◆ DATA
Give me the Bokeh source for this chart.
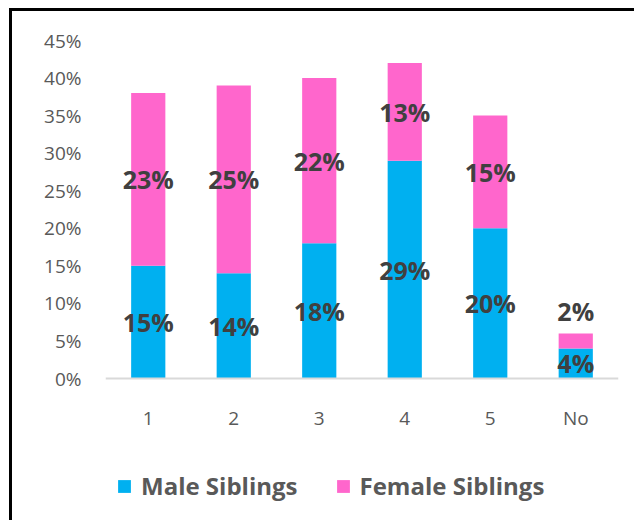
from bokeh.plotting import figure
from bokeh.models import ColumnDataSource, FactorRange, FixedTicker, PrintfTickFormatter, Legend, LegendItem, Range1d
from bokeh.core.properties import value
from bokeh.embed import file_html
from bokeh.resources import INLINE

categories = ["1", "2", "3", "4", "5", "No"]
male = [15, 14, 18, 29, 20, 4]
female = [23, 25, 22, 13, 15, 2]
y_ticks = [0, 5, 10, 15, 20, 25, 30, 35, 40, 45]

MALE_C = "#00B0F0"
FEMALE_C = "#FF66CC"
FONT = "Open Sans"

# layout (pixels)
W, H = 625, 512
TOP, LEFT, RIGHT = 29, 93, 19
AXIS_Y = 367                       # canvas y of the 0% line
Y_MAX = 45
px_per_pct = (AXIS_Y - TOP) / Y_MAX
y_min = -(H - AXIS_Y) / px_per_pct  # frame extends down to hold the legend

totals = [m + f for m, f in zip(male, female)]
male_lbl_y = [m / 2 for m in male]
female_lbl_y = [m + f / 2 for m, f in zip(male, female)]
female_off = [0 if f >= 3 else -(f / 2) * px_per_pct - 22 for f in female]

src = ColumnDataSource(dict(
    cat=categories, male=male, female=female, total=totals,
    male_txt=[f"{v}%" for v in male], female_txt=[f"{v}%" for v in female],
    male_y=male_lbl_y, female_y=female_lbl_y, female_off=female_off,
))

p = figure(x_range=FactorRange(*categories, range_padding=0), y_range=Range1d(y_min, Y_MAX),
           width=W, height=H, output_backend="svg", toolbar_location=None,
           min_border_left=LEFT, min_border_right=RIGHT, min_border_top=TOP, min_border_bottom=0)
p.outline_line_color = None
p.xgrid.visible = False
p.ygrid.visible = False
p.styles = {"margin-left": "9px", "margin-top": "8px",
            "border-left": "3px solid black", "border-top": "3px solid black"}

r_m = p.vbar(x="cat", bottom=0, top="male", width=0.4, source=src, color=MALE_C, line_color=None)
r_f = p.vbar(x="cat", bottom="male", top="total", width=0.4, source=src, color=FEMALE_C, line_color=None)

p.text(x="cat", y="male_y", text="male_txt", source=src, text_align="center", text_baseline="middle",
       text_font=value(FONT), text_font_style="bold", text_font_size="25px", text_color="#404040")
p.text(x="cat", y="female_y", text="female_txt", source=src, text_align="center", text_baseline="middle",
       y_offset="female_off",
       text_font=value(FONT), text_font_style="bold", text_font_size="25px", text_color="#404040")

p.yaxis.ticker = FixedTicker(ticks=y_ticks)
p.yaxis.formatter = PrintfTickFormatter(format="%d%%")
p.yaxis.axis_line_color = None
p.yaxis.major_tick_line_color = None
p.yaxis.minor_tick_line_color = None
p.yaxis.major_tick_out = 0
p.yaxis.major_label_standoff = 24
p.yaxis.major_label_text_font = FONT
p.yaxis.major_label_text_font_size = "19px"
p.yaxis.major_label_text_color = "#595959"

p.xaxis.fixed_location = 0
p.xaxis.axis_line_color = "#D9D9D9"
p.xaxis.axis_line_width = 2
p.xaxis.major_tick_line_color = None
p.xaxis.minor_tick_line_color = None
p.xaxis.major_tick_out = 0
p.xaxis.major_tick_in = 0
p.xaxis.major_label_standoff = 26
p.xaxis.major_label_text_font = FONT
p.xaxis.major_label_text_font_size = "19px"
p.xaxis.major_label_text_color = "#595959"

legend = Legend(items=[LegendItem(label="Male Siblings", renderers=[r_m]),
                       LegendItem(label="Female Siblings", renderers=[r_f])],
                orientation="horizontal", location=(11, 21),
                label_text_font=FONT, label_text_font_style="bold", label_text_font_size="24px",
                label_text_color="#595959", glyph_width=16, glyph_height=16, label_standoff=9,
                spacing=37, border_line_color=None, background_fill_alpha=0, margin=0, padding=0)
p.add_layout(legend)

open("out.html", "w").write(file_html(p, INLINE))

◆ TASK BRIEF
Repeat the listing above up to and including the line with "y_min = -(H", starting from its first line. Drop any pictures.

◆ RESPONSE
Give me the Bokeh source for this chart.
from bokeh.plotting import figure
from bokeh.models import ColumnDataSource, FactorRange, FixedTicker, PrintfTickFormatter, Legend, LegendItem, Range1d
from bokeh.core.properties import value
from bokeh.embed import file_html
from bokeh.resources import INLINE

categories = ["1", "2", "3", "4", "5", "No"]
male = [15, 14, 18, 29, 20, 4]
female = [23, 25, 22, 13, 15, 2]
y_ticks = [0, 5, 10, 15, 20, 25, 30, 35, 40, 45]

MALE_C = "#00B0F0"
FEMALE_C = "#FF66CC"
FONT = "Open Sans"

# layout (pixels)
W, H = 625, 512
TOP, LEFT, RIGHT = 29, 93, 19
AXIS_Y = 367                       # canvas y of the 0% line
Y_MAX = 45
px_per_pct = (AXIS_Y - TOP) / Y_MAX
y_min = -(H - AXIS_Y) / px_per_pct  # frame extends down to hold the legend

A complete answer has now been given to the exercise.